In this movie I'm going to demonstrate how to create your own custom font list. You do this inside your CSS style sheet. I've already created an HTML document, and I have attached a CSS style sheet. I put them all in one folder and define the site. In order to create a style for the fonts, I'm going to create it for the body tag. So I'm going to click at the Tag Inspector, then come over to my CSS styles, and create a new rule. This is going to be based on a tag and as you can see this will automatically show up here, and it knows that I've already attached the style sheet called Customfontlist.css. I'll click OK.
The CSS Rule Definition dialog box always opens with Type as the first category. In this case I'm actually making a style for the Type category. I want to define what my font family is going to be. Dreamweaver ships with a number of pre- built very commonly used font families. As you can see, here are some of the ones that ship with Dreamweaver. But I want to make my own custom font list. In order to create your own custom font list, you come down to the bottom of the list, and click on Edit Font List.
This brings up another dialog box. It will show you all of the fonts that you have on your computer. But you want to make sure that you use the fonts that your targeted audience most likely will have on their own machines that they can use inside the browsers that they'll be using. The first font that I want to use is Trebuchet. Select down here and start to type that font name. As I start typing, it automatically starts looking for that in my font list and finds it right there.

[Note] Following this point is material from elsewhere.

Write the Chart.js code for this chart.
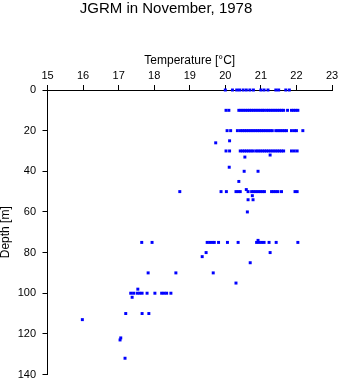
<!DOCTYPE html>
<html>
<head>
<meta charset="utf-8">
<script src="https://cdn.jsdelivr.net/npm/chart.js@4"></script>
<style>
  html, body { margin: 0; padding: 0; background: #fff; }
</style>
</head>
<body>
<canvas id="chart" width="341" height="384"></canvas>
<script>
// temperatures [°C] measured at the standard depths [m]
const t0 = [20.0, 20.2, 20.32, 20.4, 20.5, 20.59, 20.69, 20.79, 21.0, 21.09, 21.2, 21.42, 21.5, 21.7, 21.8];
const t10 = [20.02, 20.1, 20.38, 20.44, 20.5, 20.56, 20.62, 20.68, 20.74, 20.8, 20.86, 20.92, 20.98, 21.04, 21.09,
  21.16, 21.22, 21.28, 21.34, 21.4, 21.46, 21.52, 21.58, 21.64, 21.75, 21.86, 21.92, 21.98, 22.04];
const t20 = [20.05, 20.15, 20.34, 20.42, 20.48, 20.54, 20.6, 20.66, 20.72, 20.78, 20.84, 20.9, 20.96, 21.02, 21.08,
  21.14, 21.2, 21.26, 21.32, 21.42, 21.48, 21.54, 21.6, 21.66, 21.72, 21.86, 21.94, 22.0, 22.18];
const t30 = [20.02, 20.12, 20.42, 20.48, 20.54, 20.6, 20.66, 20.72, 20.78, 20.86, 20.92, 20.98, 21.04, 21.1, 21.16,
  21.22, 21.28, 21.34, 21.4, 21.46, 21.52, 21.58, 21.64, 21.86, 21.94, 22.02];
const t50 = [18.72, 19.88, 20.03, 20.3, 20.36, 20.42, 20.64, 20.74, 20.8, 20.86, 20.92, 20.98, 21.04, 21.1,
  21.3, 21.36, 21.42, 21.48, 21.58, 21.96, 22.02];
const t75 = [17.65, 17.94, 19.49, 19.56, 19.63, 19.69, 19.81, 20.06, 20.36, 20.88, 20.95, 21.02, 21.09, 21.23, 21.43, 22.04];
const t100 = [17.34, 17.42, 17.52, 17.59, 17.66, 17.8, 18.02, 18.21, 18.28, 18.35, 18.47];
const t110 = [17.2, 17.66, 17.85];

// odd depths
const otherTemp = [19.73, 20.12, 20.55, 21.26, 20.11, 20.53, 20.92, 20.38, 20.59, 20.76, 20.64, 20.78, 20.62,
  20.92, 19.46, 21.26, 19.35, 20.7, 17.83, 18.61, 19.66, 20.3, 17.54, 17.38, 15.98, 17.06, 17.04, 17.18];
const otherDepth = [26, 25, 33, 32, 38, 40, 40, 45, 49, 52, 54, 54, 60,
  74, 80, 80, 82, 85, 90, 90, 90, 95, 98, 102, 113, 122, 123, 132];

const rows = [[0, t0], [10, t10], [20, t20], [30, t30], [50, t50], [75, t75], [100, t100], [110, t110]];

const points = [];
rows.forEach(([d, temps]) => temps.forEach(t => points.push({x: t, y: d})));
otherTemp.forEach((t, i) => points.push({x: t, y: otherDepth[i]}));

Chart.defaults.font.family = '"Liberation Sans", Arial, sans-serif';
Chart.defaults.color = '#000';

new Chart(document.getElementById('chart'), {
  type: 'scatter',
  data: {
    datasets: [{
      data: points,
      backgroundColor: '#0000ff',
      borderWidth: 0,
      pointStyle: 'rect',
      pointRadius: 2.1,
      clip: false
    }]
  },
  options: {
    responsive: false,
    animation: false,
    layout: {padding: {left: 0, right: 9, top: 0, bottom: 9.5}},
    plugins: {
      legend: {display: false},
      tooltip: {enabled: false},
      title: {
        display: true,
        text: 'JGRM in November, 1978',
        color: '#000',
        font: {size: 15, weight: 'normal'},
        padding: {top: 0, bottom: 0}
      }
    },
    scales: {
      x: {
        type: 'linear',
        position: 'top',
        min: 15,
        max: 23,
        afterFit: s => { s.height = 72; },
        ticks: {stepSize: 1, font: {size: 11}, padding: 2.4, maxRotation: 0},
        grid: {drawOnChartArea: false, drawTicks: true, tickLength: 5, color: '#000'},
        border: {display: true, color: '#000', width: 1},
        title: {display: true, text: 'Temperature [°C]', font: {size: 12}, padding: {top: 35.8, bottom: 0}}
      },
      y: {
        type: 'linear',
        reverse: true,
        min: 0,
        max: 140,
        afterFit: s => { s.width = 47.5; s.paddingTop = 0; s.paddingBottom = 0; },
        ticks: {stepSize: 20, font: {size: 11}, padding: 6.5},
        grid: {drawOnChartArea: false, drawTicks: true, tickLength: 5, color: '#000'},
        border: {display: true, color: '#000', width: 1},
        title: {display: true, text: 'Depth [m]', font: {size: 12, lineHeight: 1}, padding: {top: 0, bottom: 0}}
      }
    }
  }
});
</script>
</body>
</html>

So I can go ahead and click on that, and add it to one of my chosen fonts. The second font that I want is Helvetica. I'll go ahead and add that to the list. Notice that it didn't appear in my available font list, but I do know it exists on many, many machines. For my third font I'll type in Geneva, click on the button and add it to my font list. For my fourth font, I'll type in Arial. This one does appear in the list, so I'll click on that, and then add it. And finally for my fifth, Sans-serif, and then add it.
So I've created a font list that will search first on the user's desktop for Trebuchet, next Helvetica, third for Geneva, fourth for Arial, and finally a default Sans-serif. Whatever Sans-serif font that user has, go ahead and display that. Remember, it will look for these font in the order that I request, and Trebuchet is my most weighted or the font I would like the user to have selected on their desktop if they have that font on their computer. I click OK and now I have to select that custom list from the drop-down menu.
As you can see it will appear at the bottom of the font list. All of the Dreamweaver fonts that ship with the package will show up first and then your custom fonts will show up at the bottom. I can go ahead and click Apply to see how that will look at an HTML page and then click OK. So there we have it. I've now created a custom font list. If I double-click on the CSS style sheet, you can see that I've created the rule for that style. If you want you can copy and paste this into any of your CSS styles and then you'll be ready to go and use that style for your own projects.